Storm Center: The Supreme Court in American Politics
Author: David M. O'Brien
Number Of Pages: 462
Publisher: W W Norton & Co Inc
Details: Few public events reach the intensity of political interest and personal emotion of the 1992 Supreme Court case on abortion rights legislation (Planned Parenthood of Southeastern Pennsylvania v. Casey) or the 1991 Senate Judiciary Committee hearings on the nomination of Clarence Thomas to the Supreme Court. For many, what made the 1992 presidential election so critical was that the new president will likely replace a minimum of one, and possibly as many as three, Supreme Court justices in 1993 alone! Once observers of primarily the other two branches of government, the presidency and Congress, we have now become a nation of Court watchers as well. The reason is simple; the Supreme Court, the cases it decides to hear, its inner workings, and the confirmation process have become highly politicized - their impact on American society felt heavily. In this fully updated version of his 1986 American Bar Association Silver Gavel Award-winning book, noted constitutional law scholar David M. O'Brien again brings the Supreme Court into open view.

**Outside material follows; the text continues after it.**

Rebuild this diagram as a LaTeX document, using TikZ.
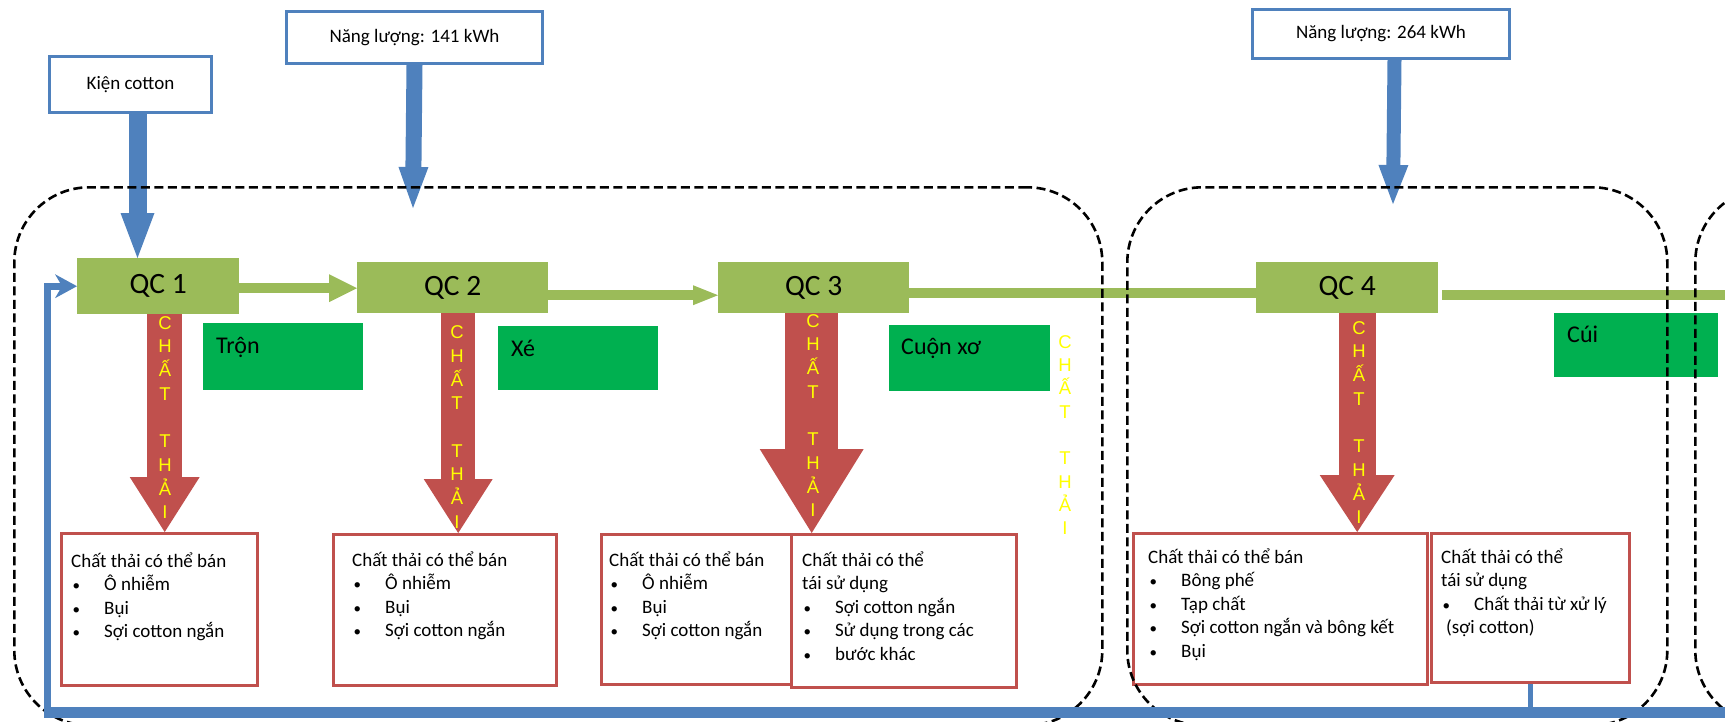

We meet the current nine justices and their sometimes eccentric predecessors. We hear the surprising backstage stories of their appointments and the presidential efforts to shape the Court. Based on thorough interviews with current and past justices, and continual and exhaustive research into the private working papers of justices as well as their presidents, the book reveals the negotiations and compromises behind the landmark and the early 1990 decisions on abortion, school desegregation, legislative apportionment, free speech, and the rights of the accused. In the midst of the ongoing debate over the Supreme Court, we see, above all, "the leastdangerous branch" of government where personality, politics, law, and justice come together in a "storm center" to shape and often change drastically the society in which we live.